Would you WANT an inertial dampener in your car?

Inertial dampener as in the sci-fi variety.
I’m think no. It would be too much of a mind fuck for me. I use those inertial forces to make judgement calls on a wide variety of things.

No? YES, YES, YES! First, I think of it as vehicle-wide complete gravity control. The following may be hard to imagine because we live every day in a world of “transmitted” forces.

You could not only survive a crash, but not even feel it. The force stopping your car (the acceleration and the rate of onset of acceleration) would be instantly applied to every molecule of your body. Hence, no death, no injury, no pain, not even discomfort. In fact, if the field extended to the exterior of the vehicle, there would be absolutely no damage to it, either.

Again, this is very difficult to imagine, because of the world we live in. Because forces are applied “piecemeal” we need, in worst case scenarios, seat belts and airbags, and even then we may get seriously bruised, or worse.

And, of course, one would be ethically bound to be careful of anyone in non-equipped vehicles, pedestrians, and so on. Unless you want to be a total dick. :wink:

Given the safety advantages, definitely. Sure, you’d still be vulnerable to the car being outright crushed or debris smashing through a window, but that’s a lot less likely than injuries caused by being thrown around.

Is the car driver-less? If so, sure I’ll go for the inertial dampener package of options. Zzzzzzz.

To repeat myself, If we could manage a perfect artificial gravity, we may as well extend it to the entire vehicle, to the last molecule of the exterior. That would make the entire vehicle invulnerable in practice. Granted, a large enough force could send you flying for miles, with undesirable results, but that’s it.

No. That would remove a major source of input that is needed to safely operate an automobile. When you’re taking a turn, how do you know if you’re heading into it too fast? Because you can feel it. It would make driving a car too much like playing Forza Motorsport.

Isn’t an airbag a kind of inertial dampener?

Exactly! Think of it as an air bag! It only kicks in when acceleration rises to above a certain level. At that point, yes, please, I want one very badly!

Below that level, no: as noted above, acceleration informs the driver of driving conditions, and is also much of the fun of driving. Driving as if in a simulator (and not even a motion-replicating simulator, just a chair and a movie projector) would be a lot less fun than really getting out there and going up a winding country road.

Maybe the car drives itself, as suggested upthread. Okay, let’s assume not. You have a point, of course, but there are ways around it. The car could include a device which tells you just how much the i.d. is compensating for, and in which direction. Nor need such a device involve a readout. It could be analog in design, and transmit pressure to you in a way that mimics the prior driving experience.

I’m a lovably eccentric inventor in a superhero TV show. What do YOU think?

If the car has an inertial dampener, does it matter how fast you take that corner? If the car starts roll, the system just cuts down the sideways momentum until the car is stable again.
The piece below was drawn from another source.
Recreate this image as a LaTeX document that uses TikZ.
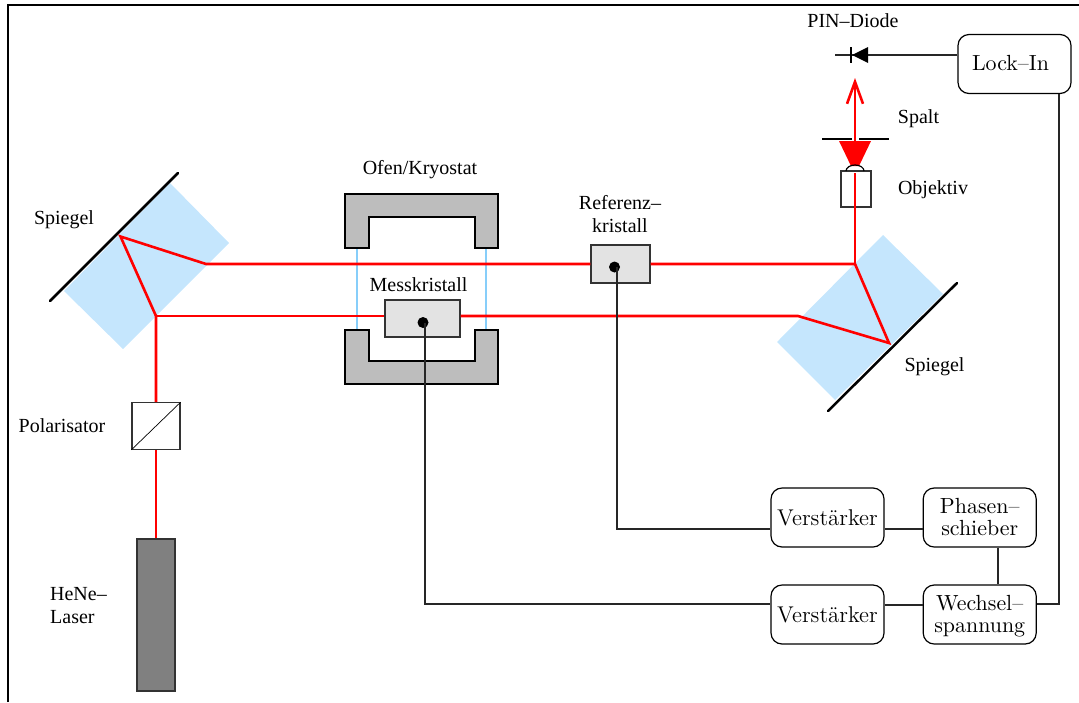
\documentclass[tikz,border=0pt]{standalone}
\usepackage{fontspec}
\usepackage{tikz}
\usetikzlibrary{positioning, arrows.meta}
\newfontfamily\labelfont{Liberation Serif}
\definecolor{mirrorblue}{RGB}{197,230,253}
\definecolor{windowblue}{RGB}{135,206,250}

\begin{document}
\begin{tikzpicture}[
  x=0.5pt, y=-0.5pt,
  lab/.style={font=\labelfont\fontsize{10}{11.5}\selectfont, align=center, inner sep=0pt},
  unit/.style={rectangle, rounded corners=5.5pt, draw, line width=0.6pt, minimum width=56.5pt, minimum height=29.5pt,
    inner sep=0pt, align=center, font=\fontsize{10.95}{11}\selectfont},
  amp/.style={unit, font=\fontsize{11.4}{11}\selectfont},
  crystal/.style={rectangle, draw=black!80, fill=black!11, line width=0.6pt, inner sep=0pt},
  dotm/.style={circle, fill=black, minimum size=5.5pt, inner sep=0pt},
  mirror/.style={line width=1.25pt, line cap=round},
  furnace/.style={draw=black, fill=black!26, line width=1.25pt},
  window/.style={windowblue, line width=1.1pt},
  beam/.style={red, line width=1.3pt},
  wire/.style={black!85, line width=0.55pt}
]
\useasboundingbox (0,0) rectangle (1079,702);
\draw[line width=1pt] (8,702) -- (8,5) -- (1079,5);
% ----- mirrors -----
\fill[mirrorblue] (170,183) -- (229,243) -- (123,349) -- (64,291) -- cycle;
\fill[mirrorblue] (883,235) -- (943,294) -- (835,400) -- (777,342) -- cycle;
\draw[mirror] (50,301) -- (178,173);
\draw[mirror] (828,411) -- (957,283);
% ----- optical components -----
\node[rectangle, draw=black!80, fill=black!50, line width=0.6pt, minimum width=19pt, minimum height=76pt, inner sep=0pt] (laser) at (156,615) {};
\node[rectangle, draw=black!80, line width=0.6pt, minimum width=24pt, minimum height=23.2pt, inner sep=0pt] (pol) at (156,426) {};
\draw[line width=0.35pt] (pol.south west) -- (pol.north east);
\node[crystal, minimum width=37.5pt, minimum height=18.5pt] (mess) at (422.5,318.5) {};
\node[crystal, minimum width=29.5pt, minimum height=19pt] (ref) at (620.5,264) {};
\node[rectangle, draw=black!80, line width=0.6pt, minimum width=15pt, minimum height=18pt, inner sep=0pt] (obj) at (856,189) {};
% ----- furnace -----
\draw[furnace] (345,194) -- (498,194) -- (498,248) -- (475,248) -- (475,217) -- (369,217) -- (369,248) -- (345,248) -- cycle;
\draw[furnace] (345,384) -- (498,384) -- (498,330) -- (475,330) -- (475,361) -- (369,361) -- (369,330) -- (345,330) -- cycle;
\draw[window] (357,249) -- (357,329);
\draw[window] (486,249) -- (486,329);
% ----- beam -----
\coordinate (splitL) at (156,316);
\coordinate (hitL) at (120.5,236.5);
\coordinate (backL) at (206,264);
\coordinate (backR) at (798,316);
\coordinate (hitR) at (889,343);
\coordinate (splitR) at (855,264);
\draw[beam] (laser.north -| splitL) -- (pol.south -| splitL);
\draw[beam] (pol.north -| splitL) -- (splitL) -- (hitL) -- (backL) -- (ref.west);
\draw[beam] (splitL) -- (mess.west |- splitL);
\draw[beam] (mess.east |- splitL) -- (backR) -- (hitR) -- (splitR) -- (ref.east);
\draw[beam] (splitR) -- (855,173);
\draw[beam, -{Straight Barb[length=11pt, width=8pt]}] (855,141) -- (855,78);
\fill[red] (839,141) -- (871,141) -- (859,166) -- (851,166) -- cycle;
\draw[line width=0.6pt] (846,171) arc[start angle=180, end angle=360, x radius=9, y radius=6];
% slit
\draw[line width=1.25pt] (822,139) -- (852,139);
\draw[line width=1.25pt] (859,139) -- (889,139);
% ----- electronics -----
\node[unit] (lock) at (1014.5,64) {\raisebox{0.8pt}{Lock–In}\hspace{4pt}};
\node[amp] (amp1) at (827.5,517.5) {\raisebox{-1pt}{Verstärker}};
\node[unit, right=19pt of amp1] (phase) {Phasen–\hspace{2pt}\\schieber\hspace{2pt}};
\node[amp] (amp2) at (827.5,614.5) {\raisebox{-0.7pt}{Verstärker}};
\node[unit, right=19pt of amp2] (ac) {\rule{0pt}{9pt}Wechsel–\\spannung};
\node[dotm] (dotm) at (423,322.5) {};
\node[dotm] (dotr) at (614.5,267) {};
\draw[wire] ([xshift=1pt]dotm.center) |- ([yshift=5.25pt]amp2.west);
\draw[wire] ([xshift=1.25pt]dotr.center) |- ([yshift=-5.75pt]amp1.west);
\draw[wire] ([yshift=-5.75pt]amp1.east) -- ([yshift=-5.75pt]phase.west);
\draw[wire] ([yshift=4.75pt]amp2.east) -- ([yshift=4.75pt]ac.west);
\draw[wire] (phase.south -| 998,0) -- (ac.north -| 998,0);
\draw[wire] ([yshift=5.25pt]ac.east) -| (lock.south -| 1059,0);
% ----- diode -----
\coordinate (diodeend) at (835,55);
\draw[wire] ([yshift=4.5pt]lock.west) -- (diodeend);
\draw[line width=0.6pt] (851,47) -- (851,63);
\fill (852,55) -- (868,47) -- (868,63) -- cycle;
% ----- labels -----
\node[lab] (lpin) at (853,21) {PIN–Diode};
\node[lab] (lspalt) at (918.5,119) {Spalt};
\node[lab] (lobj) at (933,189.5) {Objektiv};
\node[lab] (lref) at (620,214.5) {Referenz–\\kristall};
\node[lab] (lofen) at (420,170) {Ofen/Kryostat};
\node[lab] (lmess) at (418.5,285) {Messkristall};
\node[lab] (lspl) at (64,219.5) {Spiegel};
\node[lab] (lspr) at (934.5,367) {Spiegel};
\node[lab] (lpol) at (62,426) {Polarisator};
\node[lab, align=left] (lhene) at (78.5,606) {HeNe–\\Laser};
\end{tikzpicture}
\end{document}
I’m not sure I follow. The physics of how the rubber meets the road is the same. The only way to stabilize the car would be to slow down.

I don’t think IDs work outside of the vehicle. (WRT to sci-fi tropes of course.)

Yes. I want to learn while driving upside-down.

I don’t think an inertial dampener would be needed or very useful for every day driving. But if there was one that only kicked in above a certain acceleration/deceleration threshold (like an airbag), then it would save many lives in car accidents.

So I voted “other”, but I guess I should have voted “yes”.

This is close to what I was thinking. I voted other as well.

I would want an inertial dampener in my car only as a safety device. I could see it being an “always on” device for transportation such as buses and trains, where it is less essential to feel those forces to control the vehicle.

Yes, I’d want one. It would be an excellent safety device, for the reasons already pointed out.

Also, if it actually worked by reducing inertia (as opposed to simply applying its own acceleration fields to alter momentum), it could have other benefits. For one thing, it would effectively give anyone in the active dampening field a form of super-speed, relative to the world outside the field, increasing the available reaction time in an accident.

The only way to make it not work outside the car would be to have an active system projecting outward that would counter the effects of the system that is projected inward. Otherwise, any change you made on the inside would have to affect anything on the outside.

And if you have those projectors, why not use them outside the vehicle, too?

I thought about this when I first saw a frog levitated by a magnetic field. I didn’t know it was such a common idea in Sci-Fi.

People who say you need inertia to corner - you’ll adapt. How did people lock car doors before remote locks? You mean they’d walk around the car and individually lock each door (and have to hold the external handle open when closing so the lock wouldn’t pop open)? How did people brake before ABS? In fact, how do you start a modern car if there’s no crank in the front?

Yes, of course, the safety effect would be too great to miss. One for pedestrians, too!

You have to be careful because when the dealer sells you the inertial dampener, he tries to sell it as part of a package that includes pyrotechnics in the steering wheel and console that blow up every time you get in a fender bender, and also undercoating.